Exercise> Copy the data that follows exactly. Include no pictures.

Data segment>
● ● ● ● ● ● ●

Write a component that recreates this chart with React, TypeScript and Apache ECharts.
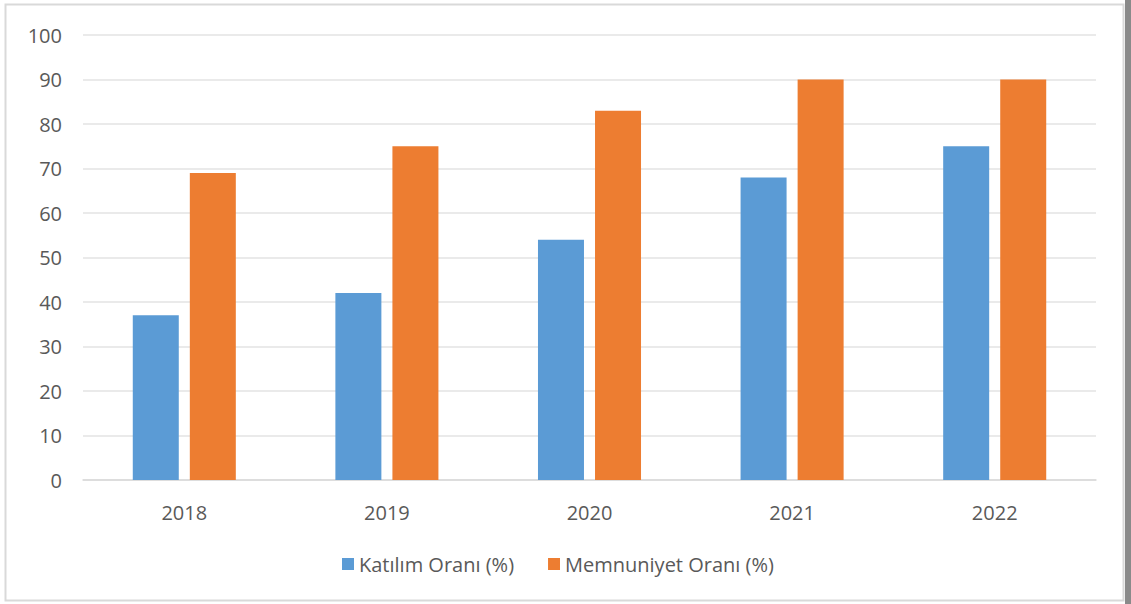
import React, { useEffect, useRef } from "react";
import * as echarts from "echarts";

const categories = ["2018", "2019", "2020", "2021", "2022"];
const katilim = [37, 42, 54, 68, 75];
const memnuniyet = [69, 75, 83, 90, 90];
const seriesNames = ["Katılım Oranı (%)", "Memnuniyet Oranı (%)"];

export default function App() {
  const ref = useRef<HTMLDivElement>(null);
  useEffect(() => {
    if (!ref.current) return;
    const chart = echarts.init(ref.current, undefined, { renderer: "svg" });
    const font = "'Open Sans', 'Noto Sans', sans-serif";
    chart.setOption({
      animation: false,
      backgroundColor: "#ffffff",
      graphic: [
        {
          type: "rect",
          shape: { x: 5.5, y: 4.5, width: 1118, height: 596 },
          style: { fill: "none", stroke: "#d9d9d9", lineWidth: 2 },
          silent: true,
        },
        {
          type: "rect",
          shape: { x: 1125, y: 0, width: 6, height: 604 },
          style: { fill: "#8a8a8a" },
          silent: true,
        },
      ],
      grid: { left: 83, right: 35, top: 35, bottom: 124 },
      legend: {
        data: seriesNames,
        top: 549,
        left: 337,
        itemWidth: 12,
        itemHeight: 12,
        itemGap: 34,
        icon: "rect",
        textStyle: { color: "#595959", fontSize: 20, fontFamily: font },
      },
      xAxis: {
        type: "category",
        data: categories,
        axisLine: { lineStyle: { color: "#d9d9d9", width: 1.5 } },
        axisTick: { show: false },
        axisLabel: { color: "#595959", fontSize: 20, fontFamily: font, margin: 22 },
      },
      yAxis: {
        type: "value",
        min: 0,
        max: 100,
        interval: 10,
        axisLine: { show: false },
        axisTick: { show: false },
        axisLabel: { color: "#595959", fontSize: 20, fontFamily: font, margin: 21 },
        splitLine: { lineStyle: { color: "#e3e3e3", width: 1.5 } },
      },
      series: [
        {
          name: seriesNames[0],
          type: "bar",
          data: katilim,
          barWidth: 46,
          barGap: "24%",
          itemStyle: { color: "#5b9bd5" },
        },
        {
          name: seriesNames[1],
          type: "bar",
          data: memnuniyet,
          barWidth: 46,
          barGap: "24%",
          itemStyle: { color: "#ed7d31" },
        },
      ],
    });
    return () => chart.dispose();
  }, []);
  return (
    <div
      ref={ref}
      style={{ position: "absolute", left: 0, top: 0, width: 1131, height: 604 }}
    />
  );
}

● ● ● ● ● ● ●

Task solution>
Write a component that recreates this chart with React, TypeScript and Apache ECharts.
import React, { useEffect, useRef } from "react";
import * as echarts from "echarts";

const categories = ["2018", "2019", "2020", "2021", "2022"];
const katilim = [37, 42, 54, 68, 75];
const memnuniyet = [69, 75, 83, 90, 90];
const seriesNames = ["Katılım Oranı (%)", "Memnuniyet Oranı (%)"];

export default function App() {
  const ref = useRef<HTMLDivElement>(null);
  useEffect(() => {
    if (!ref.current) return;
    const chart = echarts.init(ref.current, undefined, { renderer: "svg" });
    const font = "'Open Sans', 'Noto Sans', sans-serif";
    chart.setOption({
      animation: false,
      backgroundColor: "#ffffff",
      graphic: [
        {
          type: "rect",
          shape: { x: 5.5, y: 4.5, width: 1118, height: 596 },
          style: { fill: "none", stroke: "#d9d9d9", lineWidth: 2 },
          silent: true,
        },
        {
          type: "rect",
          shape: { x: 1125, y: 0, width: 6, height: 604 },
          style: { fill: "#8a8a8a" },
          silent: true,
        },
      ],
      grid: { left: 83, right: 35, top: 35, bottom: 124 },
      legend: {
        data: seriesNames,
        top: 549,
        left: 337,
        itemWidth: 12,
        itemHeight: 12,
        itemGap: 34,
        icon: "rect",
        textStyle: { color: "#595959", fontSize: 20, fontFamily: font },
      },
      xAxis: {
        type: "category",
        data: categories,
        axisLine: { lineStyle: { color: "#d9d9d9", width: 1.5 } },
        axisTick: { show: false },
        axisLabel: { color: "#595959", fontSize: 20, fontFamily: font, margin: 22 },
      },
      yAxis: {
        type: "value",
        min: 0,
        max: 100,
        interval: 10,
        axisLine: { show: false },
        axisTick: { show: false },
        axisLabel: { color: "#595959", fontSize: 20, fontFamily: font, margin: 21 },
        splitLine: { lineStyle: { color: "#e3e3e3", width: 1.5 } },
      },
      series: [
        {
          name: seriesNames[0],
          type: "bar",
          data: katilim,
          barWidth: 46,
          barGap: "24%",
          itemStyle: { color: "#5b9bd5" },
        },
        {
          name: seriesNames[1],
          type: "bar",
          data: memnuniyet,
          barWidth: 46,
          barGap: "24%",
          itemStyle: { color: "#ed7d31" },
        },
      ],
    });
    return () => chart.dispose();
  }, []);
  return (
    <div
      ref={ref}
      style={{ position: "absolute", left: 0, top: 0, width: 1131, height: 604 }}
    />
  );
}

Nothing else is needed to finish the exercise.